AQUEL PROFESOR era una enciclopedia andante o, al menos, eso creíamos ingenuamente los chavales a los que lo mismo nos explicaba francés que geografía, ciencias naturales que física y química. La mayor parte del tiempo lo dedicaba en clase a preguntarnos la lección: nos sacaba a la pizarra en grupos de cinco y, siguiendo el orden del programa que llevábamos en la mano, que previamente nos había vendido junto al libro de texto, recitábamos frases de memoria, sin saber en muchos casos qué decíamos. Además, como el orden en que interveníamos solía coincidir con el de la lista de alumnos, a poco que recordáramos dónde habíamos terminado en la clase anterior resultaba fácil saber qué pregunta nos tocaría al día siguiente. Me río yo de los peces de colores cuando se habla ahora de la escasa preparación de nuestros jóvenes. Cualquier lector de mi generación podría contar anécdotas que hoy resultarían increíbles; aquellos libros de biología mutilados en determinados colegios religiosos, por ejemplo...

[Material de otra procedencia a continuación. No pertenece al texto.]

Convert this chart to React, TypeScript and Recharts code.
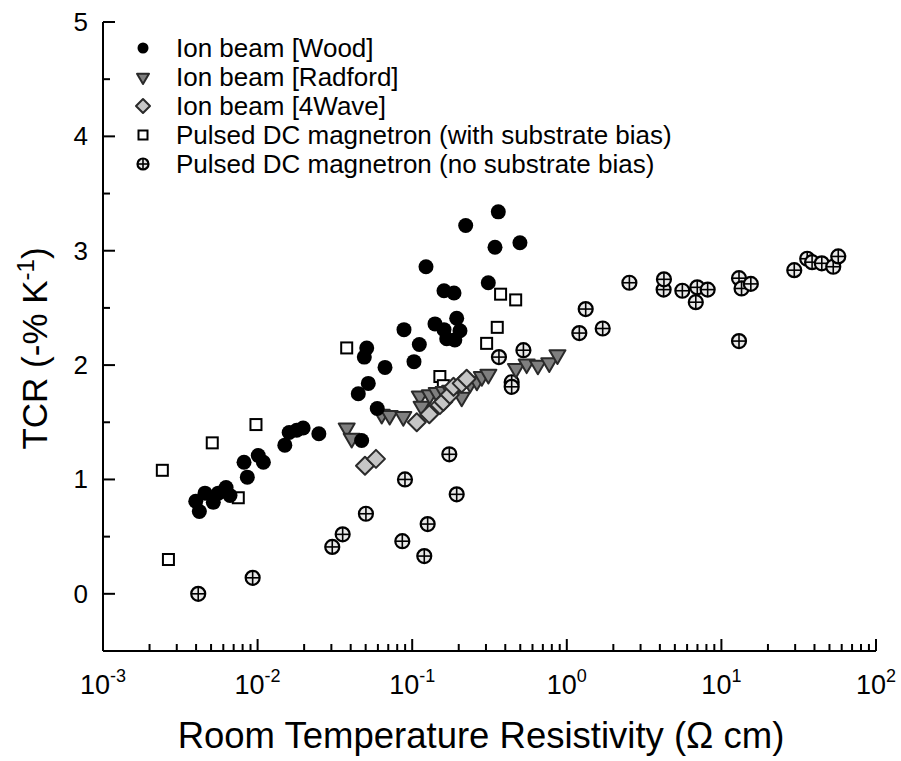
import { ScatterChart, Scatter, XAxis, YAxis, Legend } from "recharts";

const FONT = '"Liberation Sans", Arial, sans-serif';

// chart frame
const W = 900;
const H = 760;
const M_TOP = 22;
const M_RIGHT = 24;
const Y_W = 103;
const X_H = 109;
const PLOT_LEFT = Y_W;
const PLOT_RIGHT = W - M_RIGHT;
const PLOT_TOP = M_TOP;
const PLOT_BOTTOM = H - X_H;

// axis ticks
const xMajor = [0.001, 0.01, 0.1, 1, 10, 100];
const yMajor = [0, 1, 2, 3, 4, 5];
const yTicks = [-0.5, 0, 0.5, 1, 1.5, 2, 2.5, 3, 3.5, 4, 4.5, 5];

const seriesNames = [
    "Ion beam [Wood]",
    "Ion beam [Radford]",
    "Ion beam [4Wave]",
    "Pulsed DC magnetron (with substrate bias)",
    "Pulsed DC magnetron (no substrate bias)",
];

// resistivity (ohm cm) / TCR (-% per K)
const woodRes = [0.00398, 0.0042, 0.00457, 0.00517, 0.00557, 0.00625, 0.00663, 0.00817, 0.00858, 0.0101, 0.0109, 0.015, 0.016, 0.0179, 0.0197, 0.0249, 0.0448, 0.049, 0.0508, 0.052, 0.0471, 0.0594, 0.0667, 0.0885, 0.1027, 0.1112, 0.1228, 0.1404, 0.1606, 0.1606, 0.1864, 0.194, 0.2037, 0.1672, 0.1887, 0.2218, 0.3106, 0.3432, 0.3605, 0.4977];
const woodTcr = [0.81, 0.72, 0.88, 0.8, 0.88, 0.93, 0.86, 1.15, 1.02, 1.21, 1.15, 1.3, 1.41, 1.43, 1.45, 1.4, 1.75, 2.07, 2.15, 1.84, 1.34, 1.62, 1.98, 2.31, 2.03, 2.18, 2.86, 2.36, 2.31, 2.65, 2.63, 2.41, 2.3, 2.23, 2.22, 3.22, 2.72, 3.03, 3.34, 3.07];

const radfordRes = [0.0377, 0.0406, 0.0635, 0.0715, 0.0876, 0.112, 0.115, 0.13, 0.144, 0.16, 0.176, 0.195, 0.209, 0.237, 0.262, 0.282, 0.311, 0.469, 0.55, 0.65, 0.77, 0.87];
const radfordTcr = [1.44, 1.35, 1.56, 1.55, 1.54, 1.72, 1.63, 1.73, 1.75, 1.76, 1.77, 1.8, 1.71, 1.83, 1.85, 1.89, 1.91, 1.96, 2.0, 1.99, 2.01, 2.08];

const waveRes = [0.0495, 0.0583, 0.107, 0.129, 0.151, 0.159, 0.175, 0.185, 0.209, 0.225];
const waveTcr = [1.12, 1.18, 1.5, 1.57, 1.65, 1.68, 1.74, 1.81, 1.84, 1.88];

const biasRes = [0.00242, 0.00265, 0.00509, 0.0075, 0.00976, 0.0377, 0.151, 0.159, 0.303, 0.355, 0.373, 0.467];
const biasTcr = [1.08, 0.3, 1.32, 0.84, 1.48, 2.15, 1.9, 1.82, 2.19, 2.33, 2.62, 2.57];

const noBiasRes = [0.00413, 0.00929, 0.0304, 0.0355, 0.0502, 0.0863, 0.0898, 0.1197, 0.1259, 0.1738, 0.194, 0.364, 0.44, 0.44, 0.524, 1.205, 1.325, 1.707, 2.54, 4.23, 4.25, 5.59, 6.83, 6.98, 8.15, 13.0, 13.5, 15.5, 13.0, 29.6, 35.9, 38.6, 44.6, 52.9, 57.0];
const noBiasTcr = [0.0, 0.14, 0.41, 0.52, 0.7, 0.46, 1.0, 0.33, 0.61, 1.22, 0.87, 2.07, 1.85, 1.81, 2.13, 2.28, 2.49, 2.32, 2.72, 2.66, 2.75, 2.65, 2.55, 2.68, 2.66, 2.76, 2.67, 2.71, 2.21, 2.83, 2.93, 2.9, 2.89, 2.86, 2.95];

const pts = (xs: number[], ys: number[]) => xs.map((x, i) => ({ x, y: ys[i] }));

const xTicks: number[] = [];
xMajor.forEach((m, i) => {
    xTicks.push(m);
    if (i < xMajor.length - 1) {
        for (let k = 2; k <= 9; k++) xTicks.push(+(m * k).toPrecision(3));
    }
});

const isMajorX = (v: number) => xMajor.some((m) => Math.abs(Math.log10(v) - Math.log10(m)) < 1e-6);
const isMajorY = (v: number) => yMajor.includes(v);

const MAJOR_LEN = 12;
const MINOR_LEN = 7;

// markers
const Dot = ({ cx, cy, r = 7.5 }: any) => <circle cx={cx} cy={cy} r={r} fill="#000" />;
const Tri = ({ cx, cy, s = 8 }: any) => (
    <polygon
        points={`${cx - s},${cy - s * 0.7} ${cx + s},${cy - s * 0.7} ${cx},${cy + s}`}
        fill="#7f7f7f"
        stroke="#2a2a2a"
        strokeWidth={2}
        strokeLinejoin="round"
    />
);
const Diamond = ({ cx, cy, s = 9 }: any) => (
    <polygon
        points={`${cx},${cy - s} ${cx + s},${cy} ${cx},${cy + s} ${cx - s},${cy}`}
        fill="#c6c6c6"
        stroke="#2a2a2a"
        strokeWidth={2}
        strokeLinejoin="round"
    />
);
const Square = ({ cx, cy, s = 5.5 }: any) => (
    <rect x={cx - s} y={cy - s} width={s * 2} height={s * 2} fill="#fff" stroke="#000" strokeWidth={2} />
);
const Cross = ({ cx, cy, r = 7 }: any) => (
    <g>
        <circle cx={cx} cy={cy} r={r} fill="#e8e8e8" stroke="#000" strokeWidth={2.2} />
        <line x1={cx - r} x2={cx + r} y1={cy} y2={cy} stroke="#000" strokeWidth={1.6} />
        <line x1={cx} x2={cx} y1={cy - r} y2={cy + r} stroke="#000" strokeWidth={1.6} />
    </g>
);

// inward ticks, labels outside
const BottomTick = ({ x, payload }: any) => {
    const major = isMajorX(payload.value);
    const exp = Math.round(Math.log10(payload.value));
    return (
        <g>
            <line x1={x} x2={x} y1={PLOT_BOTTOM} y2={PLOT_BOTTOM - (major ? MAJOR_LEN : MINOR_LEN)} stroke="#000" strokeWidth={2} />
            {major && (
                <text x={x} y={PLOT_BOTTOM + 43} textAnchor="middle" fontSize={27} fontFamily={FONT} fill="#000">
                    10<tspan dy={-12} fontSize={18}>{exp}</tspan>
                </text>
            )}
        </g>
    );
};

const TopTick = ({ x, payload }: any) => {
    const major = isMajorX(payload.value);
    return <line x1={x} x2={x} y1={PLOT_TOP} y2={PLOT_TOP + (major ? MAJOR_LEN : MINOR_LEN)} stroke="#000" strokeWidth={2} />;
};

const LeftTick = ({ y, payload }: any) => {
    const major = isMajorY(payload.value);
    return (
        <g>
            <line x1={PLOT_LEFT} x2={PLOT_LEFT + (major ? MAJOR_LEN : MINOR_LEN)} y1={y} y2={y} stroke="#000" strokeWidth={2} />
            {major && (
                <text x={PLOT_LEFT - 15} y={y} dy={9} textAnchor="end" fontSize={26} fontFamily={FONT} fill="#000">
                    {payload.value}
                </text>
            )}
        </g>
    );
};

const RightTick = ({ y, payload }: any) => {
    const major = isMajorY(payload.value);
    return <line x1={PLOT_RIGHT} x2={PLOT_RIGHT - (major ? MAJOR_LEN : MINOR_LEN)} y1={y} y2={y} stroke="#000" strokeWidth={2} />;
};

const XTitle = () => (
    <text x={481} y={748} textAnchor="middle" fontSize={36.5} fontFamily={FONT} fill="#000">
        Room Temperature Resistivity (Ω cm)
    </text>
);

const YTitle = () => {
    const cx = 47;
    const cy = (PLOT_TOP + PLOT_BOTTOM) / 2 + 12;
    return (
        <text x={cx} y={cy} transform={`rotate(-90, ${cx}, ${cy})`} textAnchor="middle" fontSize={35} fontFamily={FONT} fill="#000">
            TCR (-% K<tspan dy={-13} fontSize={24}>-1</tspan><tspan dy={13}>)</tspan>
        </text>
    );
};

const legendMarkers = [
    (cx: number, cy: number) => <Dot cx={cx} cy={cy} r={5.5} />,
    (cx: number, cy: number) => <Tri cx={cx} cy={cy + 1} s={6} />,
    (cx: number, cy: number) => <Diamond cx={cx} cy={cy} s={7} />,
    (cx: number, cy: number) => <Square cx={cx} cy={cy} s={4.5} />,
    (cx: number, cy: number) => <Cross cx={cx} cy={cy} r={5.5} />,
];

const LegendBox = () => (
    <svg width={580} height={150}>
        {seriesNames.map((name, i) => (
            <g key={name}>
                {legendMarkers[i](15, 16 + i * 29)}
                <text x={48} y={16 + i * 29 + 9} fontSize={26} fontFamily={FONT} fill="#000">
                    {name}
                </text>
            </g>
        ))}
    </svg>
);

export default function App() {
    return (
        <div style={{ position: "absolute", left: 0, top: 0, width: W, height: H, background: "#fff", fontFamily: FONT }}>
            <ScatterChart width={W} height={H} margin={{ top: M_TOP, right: M_RIGHT, bottom: 0, left: 0 }}>
                <XAxis
                    xAxisId="x"
                    dataKey="x"
                    type="number"
                    scale="log"
                    domain={[0.001, 100]}
                    allowDataOverflow
                    ticks={xTicks}
                    interval={0}
                    height={X_H}
                    tickSize={0}
                    tickMargin={0}
                    tickLine={false}
                    tick={BottomTick}
                    axisLine={{ stroke: "#000", strokeWidth: 2 }}
                    label={{ content: XTitle }}
                />
                <XAxis
                    xAxisId="top"
                    orientation="top"
                    type="number"
                    scale="log"
                    domain={[0.001, 100]}
                    allowDataOverflow
                    ticks={xTicks}
                    interval={0}
                    height={0}
                    tickSize={0}
                    tickMargin={0}
                    tickLine={false}
                    tick={TopTick}
                    axisLine={{ stroke: "#000", strokeWidth: 2 }}
                />
                <YAxis
                    yAxisId="y"
                    dataKey="y"
                    type="number"
                    domain={[-0.5, 5]}
                    allowDataOverflow
                    ticks={yTicks}
                    interval={0}
                    width={Y_W}
                    tickSize={0}
                    tickMargin={0}
                    tickLine={false}
                    tick={LeftTick}
                    axisLine={{ stroke: "#000", strokeWidth: 2 }}
                    label={{ content: YTitle }}
                />
                <YAxis
                    yAxisId="right"
                    orientation="right"
                    type="number"
                    domain={[-0.5, 5]}
                    allowDataOverflow
                    ticks={yTicks}
                    interval={0}
                    width={0}
                    tickSize={0}
                    tickMargin={0}
                    tickLine={false}
                    tick={RightTick}
                    axisLine={{ stroke: "#000", strokeWidth: 2 }}
                />
                <Legend
                    layout="vertical"
                    align="center"
                    verticalAlign="middle"
                    wrapperStyle={{ top: 32, left: 128, width: 580 }}
                    content={LegendBox}
                />
                <Scatter name={seriesNames[4]} xAxisId="x" yAxisId="y" data={pts(noBiasRes, noBiasTcr)} shape={Cross} isAnimationActive={false} />
                <Scatter name={seriesNames[3]} xAxisId="x" yAxisId="y" data={pts(biasRes, biasTcr)} shape={Square} isAnimationActive={false} />
                <Scatter name={seriesNames[1]} xAxisId="x" yAxisId="y" data={pts(radfordRes, radfordTcr)} shape={Tri} isAnimationActive={false} />
                <Scatter name={seriesNames[2]} xAxisId="x" yAxisId="y" data={pts(waveRes, waveTcr)} shape={Diamond} isAnimationActive={false} />
                <Scatter name={seriesNames[0]} xAxisId="x" yAxisId="y" data={pts(woodRes, woodTcr)} shape={Dot} isAnimationActive={false} />
            </ScatterChart>
        </div>
    );
}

En cierta ocasión, servidor –como, por cierto, se respondía cuando te nombraban– había calculado la pregunta que le correspondería y tenía memorizadas las pocas líneas con las que el árido libro de texto respondía a no sé qué; la lista de los reyes godos o los afluentes del Ebro, supongo. El profesor nombró a varios para que saliéramos a la pizarra, con la mala fortuna de que alteró el orden que habíamos previsto y uno mismo, que tendría que haber sido el primero en intervenir, quedó en otro lugar. Eso significaba no poder responder, permanecer en silencio, ganarse un rotundo cero. Ni corto ni perezoso, el entonces joven estudiante que uno era, apenas levantado de su pupitre y camino todavía de la palestra, no pudo contenerse y empezó a recitar la respuesta a una pregunta que nadie le había hecho. La única que llevaba aprendida.
En aquella época aún no había debates electorales en televisión y una de las más celebradas secciones de la revista La Codorniz era Diálogo de besugos.